Con una lettera il governo cinese aveva intimato alla Malaysia di interrompere le attività legate all'estrazione di petrolio e gas nella zona economica esclusiva, che Pechino contesta. Oltre che con Filippine e Vietnam la tensione sembra destinata a crescere anche con la Malaysia, con le navi della guardia costiera cinese che perlustrano stabilmente la zona delle Secche di Luconia.
Kuala Lumpur (AsiaNews) - L'avvertimento cinese lanciato a Kuala Lumpur settimane fa di non proseguire le attività di esplorazione sui giacimenti di petrolio e gas nel Mar Cinese Meridionale è caduto nel vuoto. Il Paese del Sud-est asiatico sta sfidando i già logori nervi cinesi e aumentando la tensione, continuando le attività estrattive proprio sotto gli occhi delle navi della Guardia costiera cinese che mantengono una presenza costante nella regione.

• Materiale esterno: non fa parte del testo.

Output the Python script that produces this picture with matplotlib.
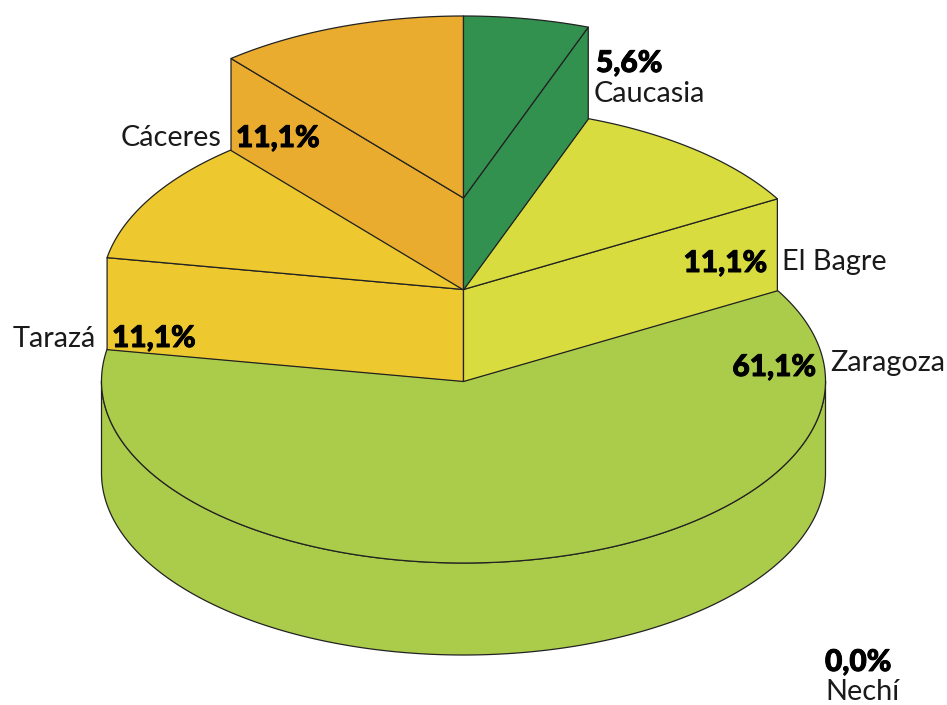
#!/usr/bin/env python3
import numpy as np
from matplotlib import pyplot as plt
from matplotlib.patches import Polygon
from matplotlib import patheffects

# clockwise from 12 o'clock
names = ["Caucasia", "El Bagre", "Zaragoza", "Nechí", "Tarazá", "Cáceres"]
percent = [5.6, 11.1, 61.1, 0.0, 11.1, 11.1]
colors = ["#33914f", "#d8dc3e", "#abcc4a", "#abcc4a", "#edc92f", "#e9ac2e"]
labels = ["5,6%", "11,1%", "61,1%", "0,0%", "11,1%", "11,1%"]

# how many steps each slice is lifted
lift = [2, 1, 0, 0, 1, 2]

CX = 463.5
CY = 381
RX = 362
RY = 182
DEPTH = 92
STEP = 91.5
LINE = "#222222"
LW = 0.9


def arc(t0, t1, cy):
    '''puntos del arco, angulos en grados desde arriba'''
    t = np.radians(np.linspace(t0, t1, max(int(abs(t1 - t0)) * 2, 2)))
    return np.column_stack([CX + RX * np.sin(t), cy - RY * np.cos(t)])


def poly(ax, pts, color, z):
    ax.add_patch(Polygon(pts, closed=True, facecolor=color, edgecolor=LINE,
                         linewidth=LW, joinstyle="round", zorder=z))


def drawSlice(ax, t0, t1, level, color, z):
    cy = CY - level * STEP
    # outer wall, only the part facing the viewer
    a = max(t0, 90)
    b = min(t1, 270)
    if a < b:
        top = arc(a, b, cy)
        poly(ax, np.vstack([top, top[::-1] + [0, DEPTH]]), color, z)
    # radial walls, skipped on the flat bottom slice
    if level > 0:
        for t in (t0, t1):
            if (t == t0 and t < 180) or (t == t1 and t > 180):
                continue
            p = arc(t, t, cy)[0]
            center = np.array([CX, cy])
            poly(ax, [center, p, p + [0, DEPTH], center + [0, DEPTH]], color, z)
    # top face
    poly(ax, np.vstack([[CX, cy], arc(t0, t1, cy)]), color, z + 0.5)


fig = plt.figure(figsize=(9.47, 7.05), dpi=100)
ax = fig.add_axes([0, 0, 1, 1])
ax.set_xlim(0, 947)
ax.set_ylim(705, 0)
ax.axis("off")

edges = np.cumsum([0] + percent) / sum(percent) * 360
for i in [2, 4, 1, 5, 0]:
    drawSlice(ax, edges[i], edges[i + 1], lift[i], colors[i], lift[i] * 2 + 1)

NAME_FONT = dict(family="Lato", fontsize=20.8, color="#1a1a1a", va="center", zorder=20)
PCT_FONT = dict(family="Lato", fontweight="black", fontsize=21.5, color="#000000",
                va="center", zorder=20,
                path_effects=[patheffects.withStroke(linewidth=0.7, foreground="black")])

ax.text(596, 63, labels[0], ha="left", **PCT_FONT)
ax.text(594, 94, names[0], ha="left", **NAME_FONT)
ax.text(767, 263, labels[1], ha="right", **PCT_FONT)
ax.text(782, 262, names[1], ha="left", **NAME_FONT)
ax.text(816, 367, labels[2], ha="right", **PCT_FONT)
ax.text(830, 363, names[2], ha="left", **NAME_FONT)
ax.text(825, 662, labels[3], ha="left", **PCT_FONT)
ax.text(825, 692, names[3], ha="left", **NAME_FONT)
ax.text(112, 338, labels[4], ha="left", **PCT_FONT)
ax.text(96, 339, names[4], ha="right", **NAME_FONT)
ax.text(236, 138, labels[5], ha="left", **PCT_FONT)
ax.text(221, 138, names[5], ha="right", **NAME_FONT)

fig.savefig("out.png", dpi=100, facecolor="white")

Secondo Bloomberg News, i dati di monitoraggio costiero a corto raggio mostrano che le navi della guardia costiera cinese hanno alzato la posta in gioco, operando costantemente nelle acque rivendicate dalla Malaysia. L'Asia Maritime Transparency Initiative (AMTI) con sede a Washington, ha rilevato che almeno una nave della Guardia costiera cinese staziona nella zona economica esclusiva o nella piattaforma continentale della Malaysia quasi ogni giorno.
Nonostante questo irrigidimento di Pechino, la Malaysia secondo Bloomberg News non solo sta continuando la sua produzione di petrolio e gas, ma avrebbe anche ampliato l'attività esplorativa nell'area rivendicata da Vietnam e Filippine. Secondo il rapporto, le navi cinesi hanno trascorso la maggior parte del tempo vicino alle Secche di Luconia, un gruppo di scogliere per lo più sommerse a 80 miglia nautiche (150 chilometri) a nord-ovest dello stato di Sarawak, nel Borneo; una posizione che si trova tra diversi importanti progetti malesi di petrolio e gas.
La lettera di Pechino ha spinto il primo ministro Anwar Ibrahim a riconoscere pubblicamente l'annosa disputa, proprio mentre il suo governo cercava di promuovere legami economici più profondi con la Cina. “La Cina è un grande amico, ma naturalmente dobbiamo operare nelle nostre acque e assicurarci un vantaggio economico, comprese le trivellazioni per la ricerca di petrolio nel nostro territorio”, ha dichiarato durante una visita ufficiale in Russia.
Estendendosi dalla Cina continentale e da Taiwan fino alla Malaysia e all'Indonesia, il Mar Cinese Meridionale è una via di navigazione cruciale per il commercio globale, compreso circa il 37% del greggio marittimo mondiale. La Cina ha rivendicato una vasta fascia di acque, basandosi su una vaga mappa del 1940 - la cosiddetta linea dei nove tratti - che è stata ampiamente respinta da altre nazioni e da un tribunale delle Nazioni Unite.
La società statale malese Petronas opera in aree sotto la sua sovranità nazionale nelle acque del Mar Cinese Meridionale. La Malaysia rivendica una zona economica esclusiva (ZEE) di 334.671 kmq a 200 miglia nautiche (370,4 km) dalle sue coste, che comprende gran parte dell'area meridionale di questo grande mare.
Per affermare le sue ampie rivendicazioni, la Cina utilizza una milizia marittima composta da flotte di pescatori e navi della guardia costiera per invadere acque ricche di risorse, bloccando di fatto le altre nazioni come le Filippine e il Vietnam, dallo sfruttare i giacimenti sotto la superficie.
“Sebbene la presenza cinese nelle Secche di Luconia sia continua, non è paragonabile alla portata delle attività più a nord, nelle isole Spratly, dove Pechino ha schierato decine di navi della guardia costiera e centinaia di milizie per contestare le attività filippine nelle acque contese - si legge nel rapporto dell'AMTI -. Tuttavia, con l'espansione delle trivellazioni in Malaysia e un’eventuale riduzione delle tensioni tra Cina e Filippine, Pechino potrebbe aumentare la pressione sulla produzione di idrocarburi della Malaysia”.